### EXERCISE PROMPT
Extract only the lines from the start of the entries below to the line with "const yTickText = ['0','0.5','1','1.5'];", inclusive; omit every picture.

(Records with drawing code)
-*-

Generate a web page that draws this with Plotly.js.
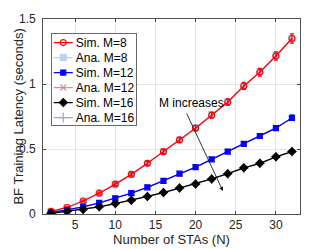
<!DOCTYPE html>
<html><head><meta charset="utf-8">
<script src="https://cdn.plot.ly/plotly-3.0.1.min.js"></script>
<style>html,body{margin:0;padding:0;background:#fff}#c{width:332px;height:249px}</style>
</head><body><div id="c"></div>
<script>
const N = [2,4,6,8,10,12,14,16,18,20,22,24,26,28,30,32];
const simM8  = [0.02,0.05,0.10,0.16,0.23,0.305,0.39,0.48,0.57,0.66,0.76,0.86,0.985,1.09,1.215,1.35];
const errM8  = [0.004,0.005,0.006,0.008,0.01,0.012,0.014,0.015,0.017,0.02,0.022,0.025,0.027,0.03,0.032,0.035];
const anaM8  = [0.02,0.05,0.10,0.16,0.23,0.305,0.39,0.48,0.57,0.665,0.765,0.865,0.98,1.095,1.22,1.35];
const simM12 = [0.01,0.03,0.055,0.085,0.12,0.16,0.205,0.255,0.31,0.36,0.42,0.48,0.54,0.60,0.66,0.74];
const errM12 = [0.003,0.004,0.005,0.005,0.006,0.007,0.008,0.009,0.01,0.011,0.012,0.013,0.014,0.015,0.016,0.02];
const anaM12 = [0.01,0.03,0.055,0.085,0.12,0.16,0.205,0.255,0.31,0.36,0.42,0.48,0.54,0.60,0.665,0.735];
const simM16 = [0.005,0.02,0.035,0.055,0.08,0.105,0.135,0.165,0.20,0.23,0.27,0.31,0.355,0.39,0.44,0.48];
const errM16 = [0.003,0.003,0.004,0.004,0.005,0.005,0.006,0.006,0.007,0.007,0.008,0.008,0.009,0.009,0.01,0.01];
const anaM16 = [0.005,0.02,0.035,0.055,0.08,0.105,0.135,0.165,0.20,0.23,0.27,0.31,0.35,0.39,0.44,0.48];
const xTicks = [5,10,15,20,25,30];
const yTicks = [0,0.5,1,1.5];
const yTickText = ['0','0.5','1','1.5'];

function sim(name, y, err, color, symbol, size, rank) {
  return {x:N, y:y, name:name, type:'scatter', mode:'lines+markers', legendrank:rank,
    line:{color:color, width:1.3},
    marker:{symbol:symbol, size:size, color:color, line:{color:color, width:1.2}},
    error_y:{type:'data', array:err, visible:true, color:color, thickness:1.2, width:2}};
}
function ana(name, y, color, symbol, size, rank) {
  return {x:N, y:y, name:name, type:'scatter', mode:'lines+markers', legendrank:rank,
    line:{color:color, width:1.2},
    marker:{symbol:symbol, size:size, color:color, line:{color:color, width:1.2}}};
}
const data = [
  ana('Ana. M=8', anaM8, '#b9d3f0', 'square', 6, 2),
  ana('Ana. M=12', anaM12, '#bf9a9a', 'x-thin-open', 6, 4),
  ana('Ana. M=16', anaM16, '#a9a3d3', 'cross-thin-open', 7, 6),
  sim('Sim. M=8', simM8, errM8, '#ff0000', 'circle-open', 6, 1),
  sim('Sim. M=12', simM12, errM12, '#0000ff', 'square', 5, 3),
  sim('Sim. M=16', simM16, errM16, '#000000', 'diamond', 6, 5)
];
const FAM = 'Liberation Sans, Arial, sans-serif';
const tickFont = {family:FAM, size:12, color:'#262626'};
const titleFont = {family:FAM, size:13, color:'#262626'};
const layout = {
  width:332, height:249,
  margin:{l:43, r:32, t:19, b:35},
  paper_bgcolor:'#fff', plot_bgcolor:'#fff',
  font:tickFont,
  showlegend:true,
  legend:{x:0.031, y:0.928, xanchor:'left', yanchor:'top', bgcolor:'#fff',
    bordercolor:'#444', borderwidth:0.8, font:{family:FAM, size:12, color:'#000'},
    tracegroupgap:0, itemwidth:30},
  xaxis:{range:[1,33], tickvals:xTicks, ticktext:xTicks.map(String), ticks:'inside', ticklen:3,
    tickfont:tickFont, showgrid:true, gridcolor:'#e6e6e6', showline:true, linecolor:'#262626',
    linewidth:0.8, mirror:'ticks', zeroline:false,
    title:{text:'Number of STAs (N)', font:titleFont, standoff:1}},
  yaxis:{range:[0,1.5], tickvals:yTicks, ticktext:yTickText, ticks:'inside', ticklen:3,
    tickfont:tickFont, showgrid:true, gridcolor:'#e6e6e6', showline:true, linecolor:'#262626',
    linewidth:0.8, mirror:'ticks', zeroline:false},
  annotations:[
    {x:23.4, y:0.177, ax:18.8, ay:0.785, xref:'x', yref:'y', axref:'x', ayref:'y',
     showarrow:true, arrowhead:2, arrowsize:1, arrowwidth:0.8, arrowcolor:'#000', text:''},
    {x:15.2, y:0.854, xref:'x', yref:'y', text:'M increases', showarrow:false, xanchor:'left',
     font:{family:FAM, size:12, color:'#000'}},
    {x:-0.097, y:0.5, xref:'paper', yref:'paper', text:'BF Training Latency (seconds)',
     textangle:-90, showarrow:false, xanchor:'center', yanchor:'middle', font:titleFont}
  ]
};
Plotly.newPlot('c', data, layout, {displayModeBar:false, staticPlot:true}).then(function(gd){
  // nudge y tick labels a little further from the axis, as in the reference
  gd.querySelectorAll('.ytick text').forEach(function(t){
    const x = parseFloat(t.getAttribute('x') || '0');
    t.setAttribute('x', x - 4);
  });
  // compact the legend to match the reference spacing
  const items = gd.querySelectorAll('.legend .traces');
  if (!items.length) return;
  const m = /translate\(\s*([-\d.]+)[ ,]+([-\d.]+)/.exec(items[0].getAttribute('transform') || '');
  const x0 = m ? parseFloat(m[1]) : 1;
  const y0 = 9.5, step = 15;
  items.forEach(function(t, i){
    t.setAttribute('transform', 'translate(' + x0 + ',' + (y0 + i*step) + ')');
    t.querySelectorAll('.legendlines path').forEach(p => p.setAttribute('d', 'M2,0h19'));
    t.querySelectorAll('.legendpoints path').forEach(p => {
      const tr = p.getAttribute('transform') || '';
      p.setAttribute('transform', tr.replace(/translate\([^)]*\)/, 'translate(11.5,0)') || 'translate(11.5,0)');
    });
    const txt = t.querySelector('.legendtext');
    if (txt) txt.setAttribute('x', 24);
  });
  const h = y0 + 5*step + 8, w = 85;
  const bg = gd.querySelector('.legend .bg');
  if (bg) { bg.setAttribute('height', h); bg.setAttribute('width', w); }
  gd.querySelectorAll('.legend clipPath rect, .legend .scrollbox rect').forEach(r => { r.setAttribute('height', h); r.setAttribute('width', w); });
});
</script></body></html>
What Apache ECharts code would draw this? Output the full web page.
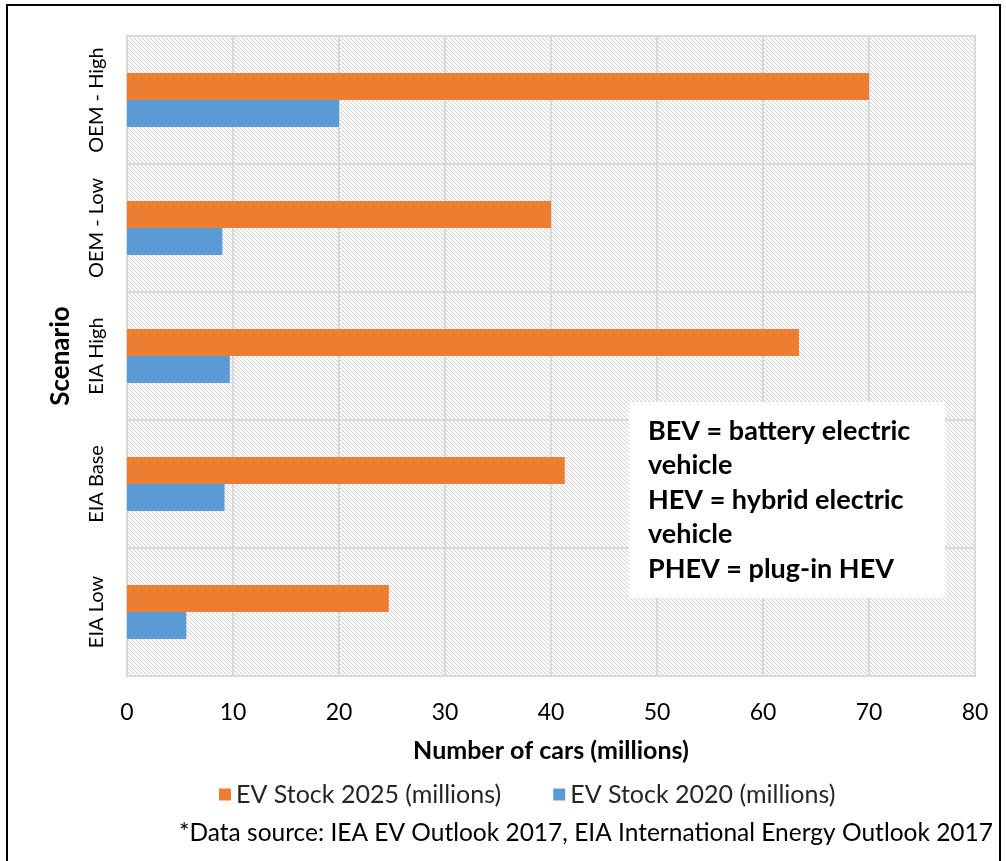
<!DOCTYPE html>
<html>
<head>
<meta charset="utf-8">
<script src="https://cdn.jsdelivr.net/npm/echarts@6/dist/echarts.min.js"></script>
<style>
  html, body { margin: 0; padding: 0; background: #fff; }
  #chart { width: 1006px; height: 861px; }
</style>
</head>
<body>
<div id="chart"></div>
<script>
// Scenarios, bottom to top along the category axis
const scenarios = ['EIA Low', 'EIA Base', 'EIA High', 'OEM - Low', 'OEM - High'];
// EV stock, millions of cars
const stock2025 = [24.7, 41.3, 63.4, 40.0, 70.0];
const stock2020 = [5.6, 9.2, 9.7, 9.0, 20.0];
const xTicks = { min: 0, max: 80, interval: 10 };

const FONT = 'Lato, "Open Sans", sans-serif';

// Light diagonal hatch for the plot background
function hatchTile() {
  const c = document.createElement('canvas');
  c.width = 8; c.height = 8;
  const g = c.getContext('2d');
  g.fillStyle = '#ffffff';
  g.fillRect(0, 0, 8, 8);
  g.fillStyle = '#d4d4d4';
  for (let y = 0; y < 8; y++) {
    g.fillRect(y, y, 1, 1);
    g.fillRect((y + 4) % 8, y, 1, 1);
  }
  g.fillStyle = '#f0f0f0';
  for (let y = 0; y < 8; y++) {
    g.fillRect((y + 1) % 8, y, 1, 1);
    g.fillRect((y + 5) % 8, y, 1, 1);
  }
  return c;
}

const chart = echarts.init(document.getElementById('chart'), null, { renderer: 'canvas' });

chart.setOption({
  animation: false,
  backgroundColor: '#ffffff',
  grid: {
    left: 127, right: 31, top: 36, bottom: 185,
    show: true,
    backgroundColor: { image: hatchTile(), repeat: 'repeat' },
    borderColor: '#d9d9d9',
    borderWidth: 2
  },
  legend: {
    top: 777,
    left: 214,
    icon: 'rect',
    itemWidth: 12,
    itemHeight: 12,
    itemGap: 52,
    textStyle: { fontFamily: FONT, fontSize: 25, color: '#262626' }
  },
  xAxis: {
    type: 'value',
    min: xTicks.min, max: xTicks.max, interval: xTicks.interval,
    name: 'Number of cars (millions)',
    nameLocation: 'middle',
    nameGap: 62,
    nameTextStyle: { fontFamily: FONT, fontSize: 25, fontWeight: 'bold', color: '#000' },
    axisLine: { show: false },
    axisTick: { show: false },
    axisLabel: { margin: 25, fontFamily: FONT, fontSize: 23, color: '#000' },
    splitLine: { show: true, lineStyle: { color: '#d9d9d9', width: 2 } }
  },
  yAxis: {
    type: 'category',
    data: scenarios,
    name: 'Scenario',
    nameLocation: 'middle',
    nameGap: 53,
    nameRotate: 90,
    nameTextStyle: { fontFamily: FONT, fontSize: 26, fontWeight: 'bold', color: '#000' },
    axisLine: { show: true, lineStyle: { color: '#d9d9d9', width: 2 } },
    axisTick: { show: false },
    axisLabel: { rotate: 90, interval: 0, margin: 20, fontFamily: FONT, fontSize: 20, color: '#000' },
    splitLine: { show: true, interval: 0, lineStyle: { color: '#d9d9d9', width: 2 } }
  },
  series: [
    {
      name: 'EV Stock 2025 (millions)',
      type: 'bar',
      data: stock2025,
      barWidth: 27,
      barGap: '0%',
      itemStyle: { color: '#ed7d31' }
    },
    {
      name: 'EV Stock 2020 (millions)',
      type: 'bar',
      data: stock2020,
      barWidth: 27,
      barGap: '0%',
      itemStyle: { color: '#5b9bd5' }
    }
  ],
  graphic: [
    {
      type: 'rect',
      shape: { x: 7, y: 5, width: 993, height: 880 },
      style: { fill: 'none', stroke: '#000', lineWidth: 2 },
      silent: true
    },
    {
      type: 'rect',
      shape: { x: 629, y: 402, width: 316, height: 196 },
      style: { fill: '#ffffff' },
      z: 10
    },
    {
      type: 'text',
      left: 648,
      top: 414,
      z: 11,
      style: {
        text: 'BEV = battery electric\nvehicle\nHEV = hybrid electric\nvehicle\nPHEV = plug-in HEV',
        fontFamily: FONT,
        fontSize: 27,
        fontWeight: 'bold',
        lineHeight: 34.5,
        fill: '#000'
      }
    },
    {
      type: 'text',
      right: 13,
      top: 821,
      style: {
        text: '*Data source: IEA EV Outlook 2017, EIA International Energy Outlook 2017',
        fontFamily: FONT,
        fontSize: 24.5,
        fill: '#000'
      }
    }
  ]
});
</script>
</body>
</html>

-*-

### SOLUTION
Generate a web page that draws this with Plotly.js.
<!DOCTYPE html>
<html><head><meta charset="utf-8">
<script src="https://cdn.plot.ly/plotly-3.0.1.min.js"></script>
<style>html,body{margin:0;padding:0;background:#fff}#c{width:332px;height:249px}</style>
</head><body><div id="c"></div>
<script>
const N = [2,4,6,8,10,12,14,16,18,20,22,24,26,28,30,32];
const simM8  = [0.02,0.05,0.10,0.16,0.23,0.305,0.39,0.48,0.57,0.66,0.76,0.86,0.985,1.09,1.215,1.35];
const errM8  = [0.004,0.005,0.006,0.008,0.01,0.012,0.014,0.015,0.017,0.02,0.022,0.025,0.027,0.03,0.032,0.035];
const anaM8  = [0.02,0.05,0.10,0.16,0.23,0.305,0.39,0.48,0.57,0.665,0.765,0.865,0.98,1.095,1.22,1.35];
const simM12 = [0.01,0.03,0.055,0.085,0.12,0.16,0.205,0.255,0.31,0.36,0.42,0.48,0.54,0.60,0.66,0.74];
const errM12 = [0.003,0.004,0.005,0.005,0.006,0.007,0.008,0.009,0.01,0.011,0.012,0.013,0.014,0.015,0.016,0.02];
const anaM12 = [0.01,0.03,0.055,0.085,0.12,0.16,0.205,0.255,0.31,0.36,0.42,0.48,0.54,0.60,0.665,0.735];
const simM16 = [0.005,0.02,0.035,0.055,0.08,0.105,0.135,0.165,0.20,0.23,0.27,0.31,0.355,0.39,0.44,0.48];
const errM16 = [0.003,0.003,0.004,0.004,0.005,0.005,0.006,0.006,0.007,0.007,0.008,0.008,0.009,0.009,0.01,0.01];
const anaM16 = [0.005,0.02,0.035,0.055,0.08,0.105,0.135,0.165,0.20,0.23,0.27,0.31,0.35,0.39,0.44,0.48];
const xTicks = [5,10,15,20,25,30];
const yTicks = [0,0.5,1,1.5];
const yTickText = ['0','0.5','1','1.5'];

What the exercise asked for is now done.